> **SOURCE EXCERPT**
===

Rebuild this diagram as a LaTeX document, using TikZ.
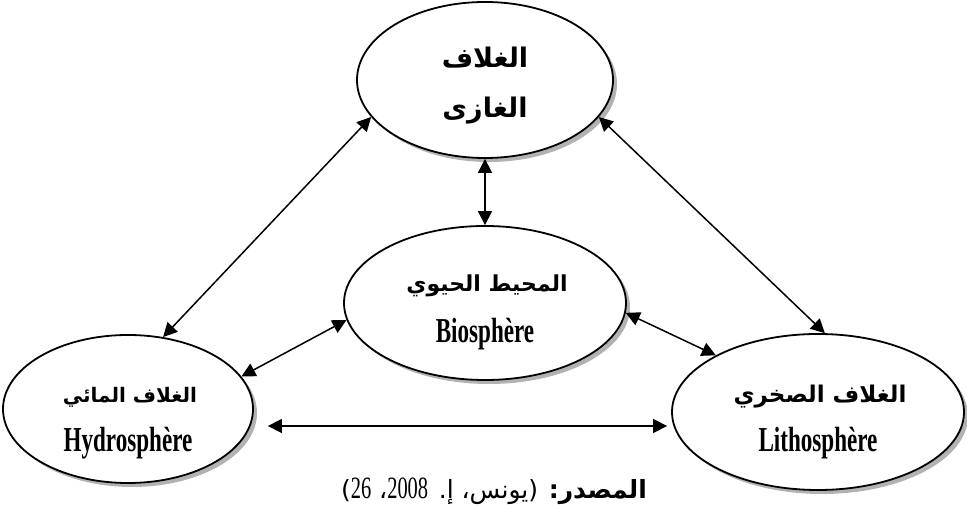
\documentclass[tikz,border=0pt]{standalone}
\usepackage{fontspec}
\usetikzlibrary{shapes.geometric,shadows,arrows.meta}
\TeXXeTstate=1
\newfontfamily\arabicfont[Script=Arabic]{DejaVu Sans}
\newfontfamily\latc[FakeStretch=0.66]{Liberation Serif}
\begin{document}
\begin{tikzpicture}[x=1pt,y=1pt,
  bubble/.style={ellipse, draw, line width=1.8pt, fill=white, inner sep=0pt,
    drop shadow={shadow xshift=4pt, shadow yshift=-4pt, fill=gray!60, opacity=1}},
  arr/.style={line width=1.5pt, {Triangle[length=14pt,width=14pt]}-{Triangle[length=14pt,width=14pt]}},
  ar/.style={font=\arabicfont\bfseries, anchor=base, inner sep=0pt},
  la/.style={font=\latc\bfseries\fontsize{35}{35}\selectfont, anchor=base, inner sep=0pt}]
\useasboundingbox (0,0) rectangle (967,510);
% ellipses
\node[bubble, minimum width=256pt, minimum height=156pt] (top) at (485,430) {};
\node[bubble, minimum width=282pt, minimum height=154pt] (bio) at (485,207) {};
\node[bubble, minimum width=250pt, minimum height=148pt] (hydro) at (128,101) {};
\node[bubble, minimum width=292pt, minimum height=156pt] (litho) at (818,98) {};
% texts
\node[ar] (t1) at (485,442) {\fontsize{27}{27}\selectfont\beginR الغلاف\endR};
\node[ar] (t2) at (485,392) {\fontsize{27}{27}\selectfont\beginR الغازى\endR};
\node[ar] (b1) at (487,218) {\fontsize{22}{22}\selectfont\beginR المحيط الحيوي\endR};
\node[la] (b2) at (485,167) {Biosphère};
\node[ar] (h1) at (130,107) {\fontsize{20}{20}\selectfont\beginR الغلاف المائي\endR};
\node[la] (h2) at (128,58) {Hydrosphère};
\node[ar] (l1) at (820,107) {\fontsize{23}{23}\selectfont\beginR الغلاف الصخري\endR};
\node[la] (l2) at (818,58) {Lithosphère};
% connectors
\draw[arr] (top.198) -- (hydro.64);
\draw[arr] (top.342) -- (litho.85);
\draw[arr] (top.270) -- (bio.90);
\draw[arr] (bio.187) -- (hydro.16);
\draw[arr] (bio.356) -- (litho.151);
\draw[arr] ([xshift=14pt,yshift=-17pt]hydro.east) -- ([xshift=-4pt,yshift=-14pt]litho.west);
% source
\node[anchor=base, inner sep=0pt] (src) at (494,11) {\arabicfont\fontsize{25}{25}\selectfont\beginR\textbf{المصدر:} (يونس، إ. \beginL{\latc\fontsize{31}{31}\selectfont 2008}\endL{}، \beginL{\latc\fontsize{31}{31}\selectfont 26}\endL{})\endR};
\end{tikzpicture}
\end{document}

===

> **REQUIRED WORK**
Using the material above, return every line exactly as it appears, minus the pictures.

> **THE RESULT**
Rebuild this diagram as a LaTeX document, using TikZ.
\documentclass[tikz,border=0pt]{standalone}
\usepackage{fontspec}
\usetikzlibrary{shapes.geometric,shadows,arrows.meta}
\TeXXeTstate=1
\newfontfamily\arabicfont[Script=Arabic]{DejaVu Sans}
\newfontfamily\latc[FakeStretch=0.66]{Liberation Serif}
\begin{document}
\begin{tikzpicture}[x=1pt,y=1pt,
  bubble/.style={ellipse, draw, line width=1.8pt, fill=white, inner sep=0pt,
    drop shadow={shadow xshift=4pt, shadow yshift=-4pt, fill=gray!60, opacity=1}},
  arr/.style={line width=1.5pt, {Triangle[length=14pt,width=14pt]}-{Triangle[length=14pt,width=14pt]}},
  ar/.style={font=\arabicfont\bfseries, anchor=base, inner sep=0pt},
  la/.style={font=\latc\bfseries\fontsize{35}{35}\selectfont, anchor=base, inner sep=0pt}]
\useasboundingbox (0,0) rectangle (967,510);
% ellipses
\node[bubble, minimum width=256pt, minimum height=156pt] (top) at (485,430) {};
\node[bubble, minimum width=282pt, minimum height=154pt] (bio) at (485,207) {};
\node[bubble, minimum width=250pt, minimum height=148pt] (hydro) at (128,101) {};
\node[bubble, minimum width=292pt, minimum height=156pt] (litho) at (818,98) {};
% texts
\node[ar] (t1) at (485,442) {\fontsize{27}{27}\selectfont\beginR الغلاف\endR};
\node[ar] (t2) at (485,392) {\fontsize{27}{27}\selectfont\beginR الغازى\endR};
\node[ar] (b1) at (487,218) {\fontsize{22}{22}\selectfont\beginR المحيط الحيوي\endR};
\node[la] (b2) at (485,167) {Biosphère};
\node[ar] (h1) at (130,107) {\fontsize{20}{20}\selectfont\beginR الغلاف المائي\endR};
\node[la] (h2) at (128,58) {Hydrosphère};
\node[ar] (l1) at (820,107) {\fontsize{23}{23}\selectfont\beginR الغلاف الصخري\endR};
\node[la] (l2) at (818,58) {Lithosphère};
% connectors
\draw[arr] (top.198) -- (hydro.64);
\draw[arr] (top.342) -- (litho.85);
\draw[arr] (top.270) -- (bio.90);
\draw[arr] (bio.187) -- (hydro.16);
\draw[arr] (bio.356) -- (litho.151);
\draw[arr] ([xshift=14pt,yshift=-17pt]hydro.east) -- ([xshift=-4pt,yshift=-14pt]litho.west);
% source
\node[anchor=base, inner sep=0pt] (src) at (494,11) {\arabicfont\fontsize{25}{25}\selectfont\beginR\textbf{المصدر:} (يونس، إ. \beginL{\latc\fontsize{31}{31}\selectfont 2008}\endL{}، \beginL{\latc\fontsize{31}{31}\selectfont 26}\endL{})\endR};
\end{tikzpicture}
\end{document}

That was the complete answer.